* [Set problem] In your copy, leave out the pictures; write out all the data exactly.

— start of Exercise inputs —

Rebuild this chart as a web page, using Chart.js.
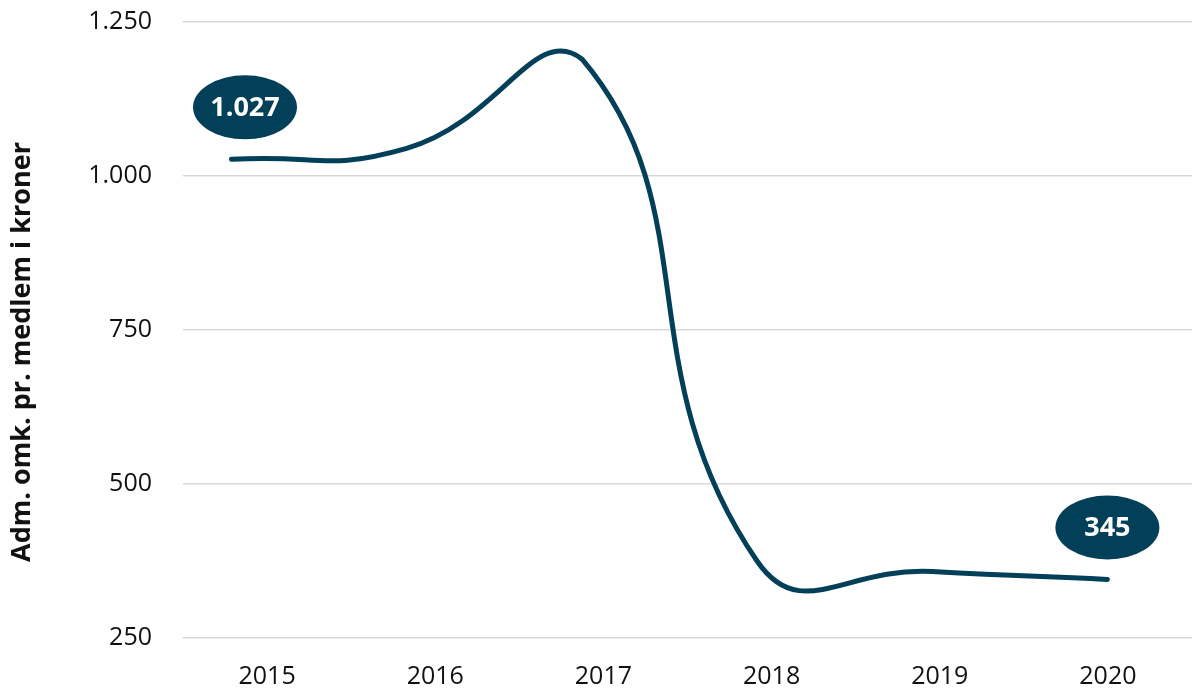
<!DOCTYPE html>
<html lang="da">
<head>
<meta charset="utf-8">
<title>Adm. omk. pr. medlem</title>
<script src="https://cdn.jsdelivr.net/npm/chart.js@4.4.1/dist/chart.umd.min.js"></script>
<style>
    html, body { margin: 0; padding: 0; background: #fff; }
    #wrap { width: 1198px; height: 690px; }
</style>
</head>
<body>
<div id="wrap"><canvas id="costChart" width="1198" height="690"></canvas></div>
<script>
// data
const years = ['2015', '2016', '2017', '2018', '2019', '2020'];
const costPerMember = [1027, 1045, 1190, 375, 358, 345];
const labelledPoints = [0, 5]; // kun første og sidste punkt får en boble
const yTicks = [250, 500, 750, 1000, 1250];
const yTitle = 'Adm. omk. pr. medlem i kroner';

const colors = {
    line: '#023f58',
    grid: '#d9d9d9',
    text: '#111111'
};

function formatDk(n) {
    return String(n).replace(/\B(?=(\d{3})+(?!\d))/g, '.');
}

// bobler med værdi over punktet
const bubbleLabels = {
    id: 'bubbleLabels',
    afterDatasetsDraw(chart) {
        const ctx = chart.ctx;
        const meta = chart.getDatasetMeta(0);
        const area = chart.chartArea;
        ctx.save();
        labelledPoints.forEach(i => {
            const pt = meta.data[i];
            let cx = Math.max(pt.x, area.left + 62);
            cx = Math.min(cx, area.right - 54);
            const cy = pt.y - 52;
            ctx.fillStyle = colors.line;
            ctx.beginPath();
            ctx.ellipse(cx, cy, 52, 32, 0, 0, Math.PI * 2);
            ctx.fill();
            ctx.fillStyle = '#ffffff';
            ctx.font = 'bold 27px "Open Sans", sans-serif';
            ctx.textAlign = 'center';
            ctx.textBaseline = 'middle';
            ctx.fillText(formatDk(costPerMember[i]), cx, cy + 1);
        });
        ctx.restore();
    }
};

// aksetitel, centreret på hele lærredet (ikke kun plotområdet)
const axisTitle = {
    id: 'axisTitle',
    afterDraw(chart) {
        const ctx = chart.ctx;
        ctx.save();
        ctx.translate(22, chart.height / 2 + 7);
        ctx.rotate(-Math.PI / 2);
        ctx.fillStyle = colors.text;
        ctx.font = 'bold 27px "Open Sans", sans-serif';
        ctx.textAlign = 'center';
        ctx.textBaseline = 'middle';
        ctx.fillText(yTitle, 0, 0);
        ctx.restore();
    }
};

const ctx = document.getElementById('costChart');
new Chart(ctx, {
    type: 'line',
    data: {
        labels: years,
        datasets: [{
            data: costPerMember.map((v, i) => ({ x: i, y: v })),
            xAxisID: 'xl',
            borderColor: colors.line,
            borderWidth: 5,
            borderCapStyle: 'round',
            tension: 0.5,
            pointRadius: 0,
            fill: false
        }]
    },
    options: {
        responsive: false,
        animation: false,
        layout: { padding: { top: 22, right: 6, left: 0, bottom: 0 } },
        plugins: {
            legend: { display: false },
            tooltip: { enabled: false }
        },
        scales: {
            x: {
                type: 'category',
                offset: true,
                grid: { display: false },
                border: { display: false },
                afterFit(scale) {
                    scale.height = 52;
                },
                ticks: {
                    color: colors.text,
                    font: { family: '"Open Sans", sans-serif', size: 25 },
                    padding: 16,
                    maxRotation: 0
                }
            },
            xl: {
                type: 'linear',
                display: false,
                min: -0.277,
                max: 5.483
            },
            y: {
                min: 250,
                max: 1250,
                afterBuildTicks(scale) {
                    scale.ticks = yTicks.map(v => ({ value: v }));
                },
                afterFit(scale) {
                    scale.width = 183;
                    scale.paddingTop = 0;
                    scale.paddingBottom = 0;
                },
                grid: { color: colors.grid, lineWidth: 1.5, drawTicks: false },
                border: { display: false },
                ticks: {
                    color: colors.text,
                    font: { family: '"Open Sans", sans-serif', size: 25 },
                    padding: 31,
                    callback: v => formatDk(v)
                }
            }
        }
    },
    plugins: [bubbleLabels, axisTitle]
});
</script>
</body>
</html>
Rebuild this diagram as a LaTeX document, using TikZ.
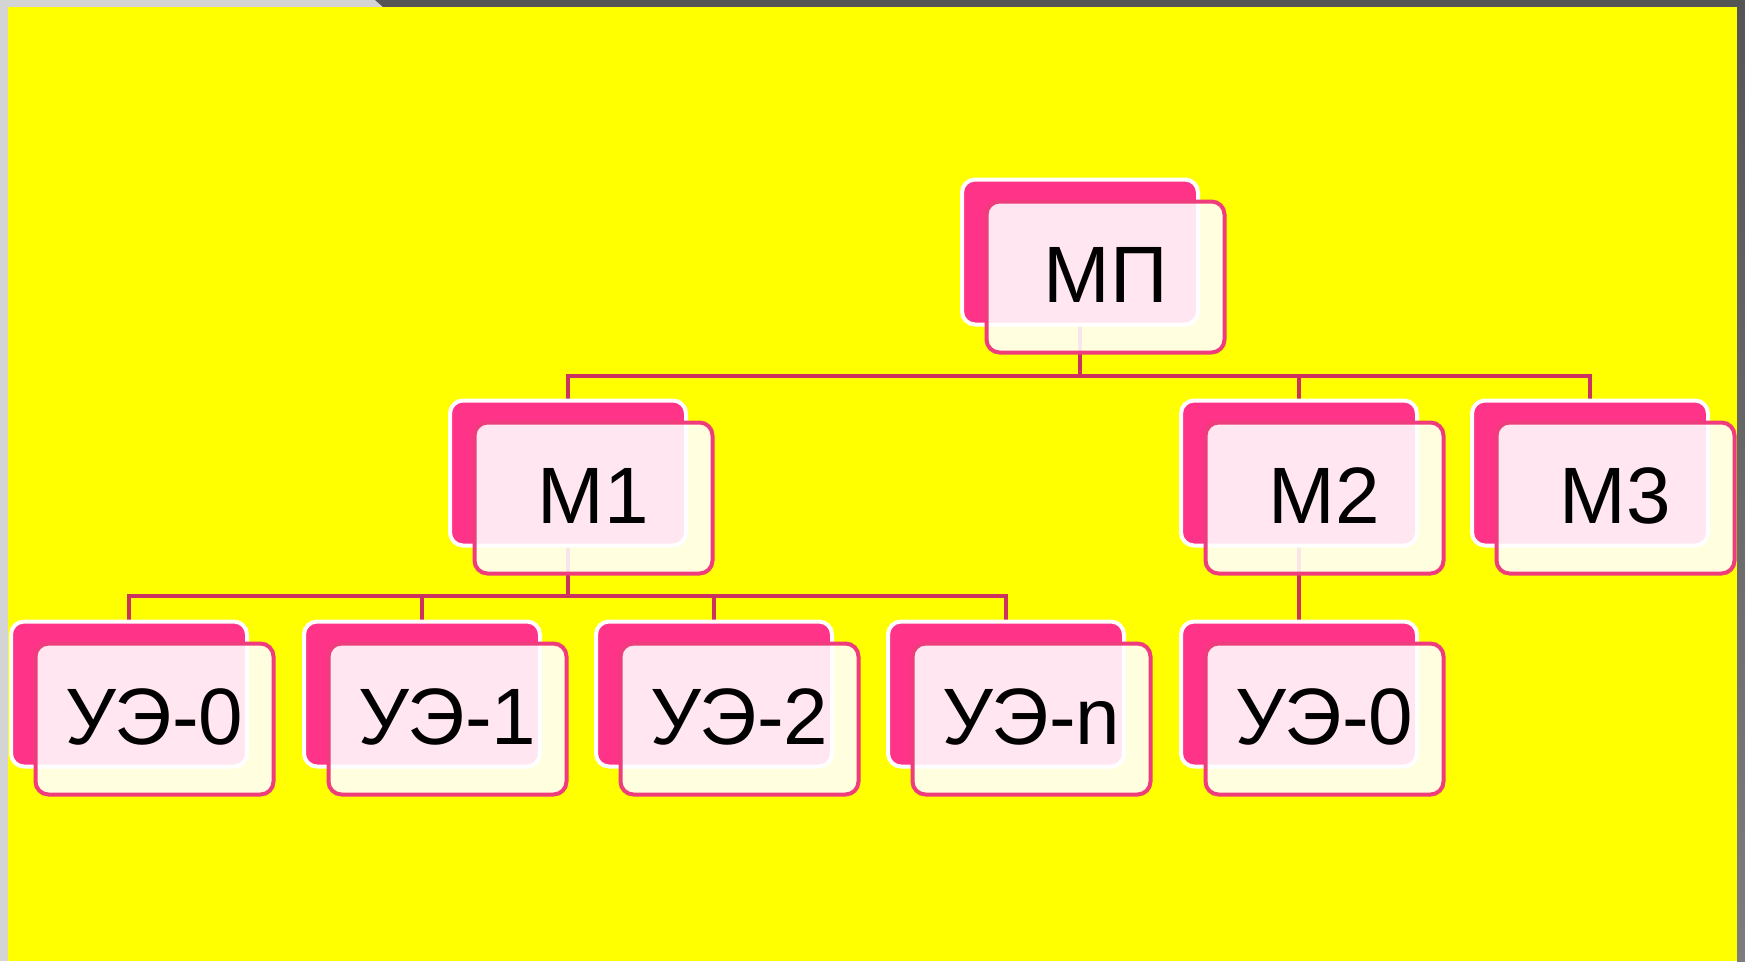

— end of Exercise inputs —

* [Exercise output]
Rebuild this chart as a web page, using Chart.js.
<!DOCTYPE html>
<html lang="da">
<head>
<meta charset="utf-8">
<title>Adm. omk. pr. medlem</title>
<script src="https://cdn.jsdelivr.net/npm/chart.js@4.4.1/dist/chart.umd.min.js"></script>
<style>
    html, body { margin: 0; padding: 0; background: #fff; }
    #wrap { width: 1198px; height: 690px; }
</style>
</head>
<body>
<div id="wrap"><canvas id="costChart" width="1198" height="690"></canvas></div>
<script>
// data
const years = ['2015', '2016', '2017', '2018', '2019', '2020'];
const costPerMember = [1027, 1045, 1190, 375, 358, 345];
const labelledPoints = [0, 5]; // kun første og sidste punkt får en boble
const yTicks = [250, 500, 750, 1000, 1250];
const yTitle = 'Adm. omk. pr. medlem i kroner';

const colors = {
    line: '#023f58',
    grid: '#d9d9d9',
    text: '#111111'
};

function formatDk(n) {
    return String(n).replace(/\B(?=(\d{3})+(?!\d))/g, '.');
}

// bobler med værdi over punktet
const bubbleLabels = {
    id: 'bubbleLabels',
    afterDatasetsDraw(chart) {
        const ctx = chart.ctx;
        const meta = chart.getDatasetMeta(0);
        const area = chart.chartArea;
        ctx.save();
        labelledPoints.forEach(i => {
            const pt = meta.data[i];
            let cx = Math.max(pt.x, area.left + 62);
            cx = Math.min(cx, area.right - 54);
            const cy = pt.y - 52;
            ctx.fillStyle = colors.line;
            ctx.beginPath();
            ctx.ellipse(cx, cy, 52, 32, 0, 0, Math.PI * 2);
            ctx.fill();
            ctx.fillStyle = '#ffffff';
            ctx.font = 'bold 27px "Open Sans", sans-serif';
            ctx.textAlign = 'center';
            ctx.textBaseline = 'middle';
            ctx.fillText(formatDk(costPerMember[i]), cx, cy + 1);
        });
        ctx.restore();
    }
};

// aksetitel, centreret på hele lærredet (ikke kun plotområdet)
const axisTitle = {
    id: 'axisTitle',
    afterDraw(chart) {
        const ctx = chart.ctx;
        ctx.save();
        ctx.translate(22, chart.height / 2 + 7);
        ctx.rotate(-Math.PI / 2);
        ctx.fillStyle = colors.text;
        ctx.font = 'bold 27px "Open Sans", sans-serif';
        ctx.textAlign = 'center';
        ctx.textBaseline = 'middle';
        ctx.fillText(yTitle, 0, 0);
        ctx.restore();
    }
};

const ctx = document.getElementById('costChart');
new Chart(ctx, {
    type: 'line',
    data: {
        labels: years,
        datasets: [{
            data: costPerMember.map((v, i) => ({ x: i, y: v })),
            xAxisID: 'xl',
            borderColor: colors.line,
            borderWidth: 5,
            borderCapStyle: 'round',
            tension: 0.5,
            pointRadius: 0,
            fill: false
        }]
    },
    options: {
        responsive: false,
        animation: false,
        layout: { padding: { top: 22, right: 6, left: 0, bottom: 0 } },
        plugins: {
            legend: { display: false },
            tooltip: { enabled: false }
        },
        scales: {
            x: {
                type: 'category',
                offset: true,
                grid: { display: false },
                border: { display: false },
                afterFit(scale) {
                    scale.height = 52;
                },
                ticks: {
                    color: colors.text,
                    font: { family: '"Open Sans", sans-serif', size: 25 },
                    padding: 16,
                    maxRotation: 0
                }
            },
            xl: {
                type: 'linear',
                display: false,
                min: -0.277,
                max: 5.483
            },
            y: {
                min: 250,
                max: 1250,
                afterBuildTicks(scale) {
                    scale.ticks = yTicks.map(v => ({ value: v }));
                },
                afterFit(scale) {
                    scale.width = 183;
                    scale.paddingTop = 0;
                    scale.paddingBottom = 0;
                },
                grid: { color: colors.grid, lineWidth: 1.5, drawTicks: false },
                border: { display: false },
                ticks: {
                    color: colors.text,
                    font: { family: '"Open Sans", sans-serif', size: 25 },
                    padding: 31,
                    callback: v => formatDk(v)
                }
            }
        }
    },
    plugins: [bubbleLabels, axisTitle]
});
</script>
</body>
</html>
Rebuild this diagram as a LaTeX document, using TikZ.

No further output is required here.